I won't define everything in the theorem, the elements are defined in the video serie. Here's the theorem.

Given a policy $\pi$,

evaluate the policy $\pi : v_\pi(s) = \mathbb{E}[R_{t+1}+\gamma R_{t+2} + ... | S_t = s] $

Define a new policy that choose the direct most rewarding action for every state :

$\pi'(s) = argmax_{a \in A} \quad q_{\pi}(s,a)$

with $q_{\pi}$ the state-action value function, computed using $v_\pi$.

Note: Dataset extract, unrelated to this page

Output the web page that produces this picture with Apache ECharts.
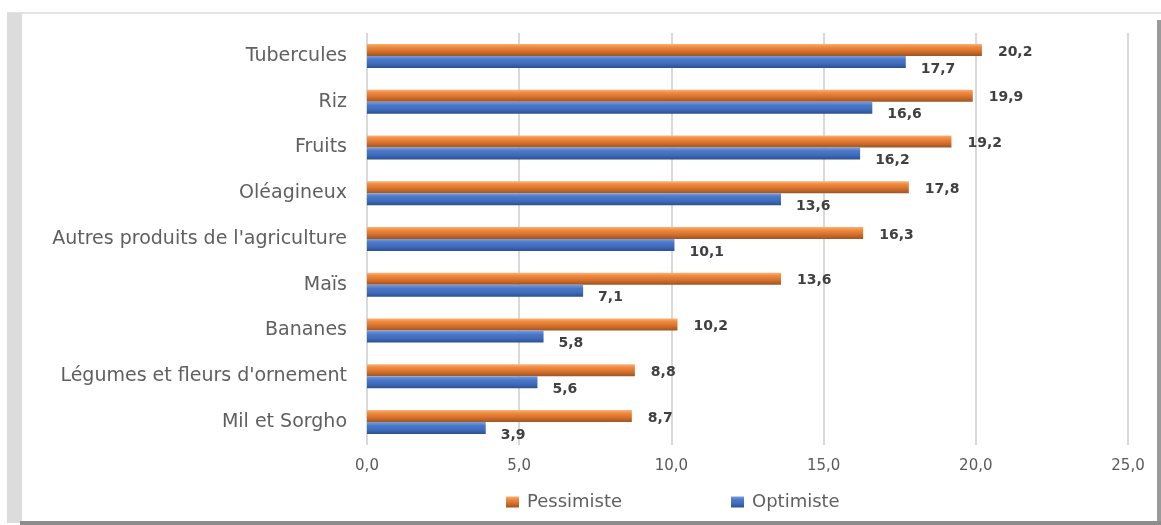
<!DOCTYPE html>
<html>
<head>
<meta charset="utf-8">
<script src="https://cdn.jsdelivr.net/npm/echarts@6/dist/echarts.min.js"></script>
<style>
    html, body { margin: 0; padding: 0; background: #fff; }
    #chart { width: 1161px; height: 525px; }
</style>
</head>
<body>
<div id="chart"></div>
<script>
    const categories = [
        'Tubercules', 'Riz', 'Fruits', 'Oléagineux', "Autres produits de l'agriculture",
        'Maïs', 'Bananes', "Légumes et fleurs d'ornement", 'Mil et Sorgho'
    ]
    const pessimiste = [20.2, 19.9, 19.2, 17.8, 16.3, 13.6, 10.2, 8.8, 8.7]
    const optimiste = [17.7, 16.6, 16.2, 13.6, 10.1, 7.1, 5.8, 5.6, 3.9]

    const fmt = v => v.toFixed(1).replace('.', ',')
    const font = '"DejaVu Sans", "Open Sans", sans-serif'

    const orangeFill = new echarts.graphic.LinearGradient(0, 0, 0, 1, [
        {offset: 0, color: '#f9b27a'},
        {offset: 0.25, color: '#f08a3e'},
        {offset: 0.6, color: '#d9712c'},
        {offset: 1, color: '#9a5524'}
    ])
    const blueFill = new echarts.graphic.LinearGradient(0, 0, 0, 1, [
        {offset: 0, color: '#7d9ddc'},
        {offset: 0.3, color: '#4a78c8'},
        {offset: 0.65, color: '#3f6bbb'},
        {offset: 1, color: '#2c4f8f'}
    ])

    const legendBase = {
        top: 488,
        itemWidth: 13,
        itemHeight: 11,
        icon: 'rect',
        textStyle: {fontSize: 18, color: '#5f5f5f', fontFamily: font, padding: [0, 0, 0, 3]}
    }

    const valueLabel = {
        show: true,
        position: 'right',
        formatter: p => fmt(p.value),
        color: '#404040',
        fontWeight: 'bold',
        fontSize: 14,
        fontFamily: font
    }

    const chart = echarts.init(document.getElementById('chart'))
    chart.setOption({
        animation: false,
        textStyle: {fontFamily: font},
        grid: {left: 367, right: 33, top: 33, bottom: 80, containLabel: false},
        legend: [
            Object.assign({data: ['Pessimiste'], left: 501}, legendBase),
            Object.assign({data: ['Optimiste'], left: 726}, legendBase)
        ],
        xAxis: {
            type: 'value',
            min: 0,
            max: 25,
            interval: 5,
            axisLine: {show: false},
            axisTick: {show: false},
            splitLine: {lineStyle: {color: '#d9d9d9', width: 2}},
            axisLabel: {formatter: fmt, color: '#595959', fontSize: 15, margin: 14}
        },
        yAxis: {
            type: 'category',
            inverse: true,
            data: categories,
            axisLine: {show: false},
            axisTick: {show: false},
            axisLabel: {color: '#5f5f5f', fontSize: 19, margin: 20}
        },
        series: [
            {
                name: 'Pessimiste',
                type: 'bar',
                data: pessimiste,
                barWidth: 12,
                barGap: '0%',
                itemStyle: {color: orangeFill},
                label: Object.assign({distance: 16, offset: [0, 2]}, valueLabel)
            },
            {
                name: 'Optimiste',
                type: 'bar',
                data: optimiste,
                barWidth: 12,
                barGap: '0%',
                itemStyle: {color: blueFill},
                label: Object.assign({distance: 15, offset: [0, 7]}, valueLabel)
            }
        ],
        graphic: [
            // frame of the original picture
            {type: 'rect', shape: {x: 7, y: 12, width: 1154, height: 2}, style: {fill: '#e3e3e3'}, silent: true},
            {type: 'rect', shape: {x: 7, y: 13, width: 15, height: 510}, style: {fill: '#dcdcdc'}, silent: true},
            {type: 'rect', shape: {x: 1157, y: 20, width: 4, height: 504}, style: {fill: '#9a9a9a'}, silent: true},
            {type: 'rect', shape: {x: 20, y: 521, width: 1141, height: 4}, style: {fill: '#8c8c8c'}, silent: true}
        ]
    })

    window.addEventListener('resize', () => chart.resize())
</script>
</body>
</html>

By repeating those two steps iteratively, the policy will converge toward the optimal policy.

The proof :

The proof starts by showing that the state-action value when following $\pi'(s)$ for our next action is superior to the state value when following policy $\pi(s)$ :

by definition of the $\pi'(s)$ policy :

$q_{\pi}(s,\pi'(s)) = \max_{a \in A} \quad q_{\pi}(s,a) \geq q_{\pi}(s,\pi(s)) = v_{\pi}(s)$

this makes sense to me, what doesn't is the following line of the proof :

$v_{\pi}(s) \leq q_{\pi}(s,\pi'(s)) = \mathbb{E_{\pi'}}[R_{t+1} + \gamma v_{\pi}(S_{t+1})|S_t = s] $

This looks like the Bellman equation for the state value function :

$v_{\pi}(s) = \mathbb{E_{\pi}}[R_{t+1} + \gamma v_{\pi}(S_{t+1})|S_t = s]$

But we should apply the Bellman equation for the state-action value function :

$q_{\pi}(s,a) = \mathbb{E_{\pi}}[R_{t+1} + \gamma q_{\pi}(S_{t+1},A_{t+1})|S_t = s, A_t = a] $

By applying this equation to $q_{\pi}(s,\pi'(s))$ we get :

$q_{\pi}(s,\pi'(s)) = \mathbb{E_{\pi}}[R_{t+1} + \gamma q_{\pi}(S_{t+1},A_{t+1})|S_t = s, A_t = \pi'(s)] $

So here is my question :

How do we show that

$\mathbb{E_{\pi}}[R_{t+1} + \gamma q_{\pi}(S_{t+1},A_{t+1})|S_t = s, A_t = \pi'(s)] = \mathbb{E_{\pi'}}[R_{t+1} + \gamma v_{\pi}(S_{t+1})|S_t = s]$ ?

Those are two very different expressions and I can't connect the dots ! Your help would be very appreciated !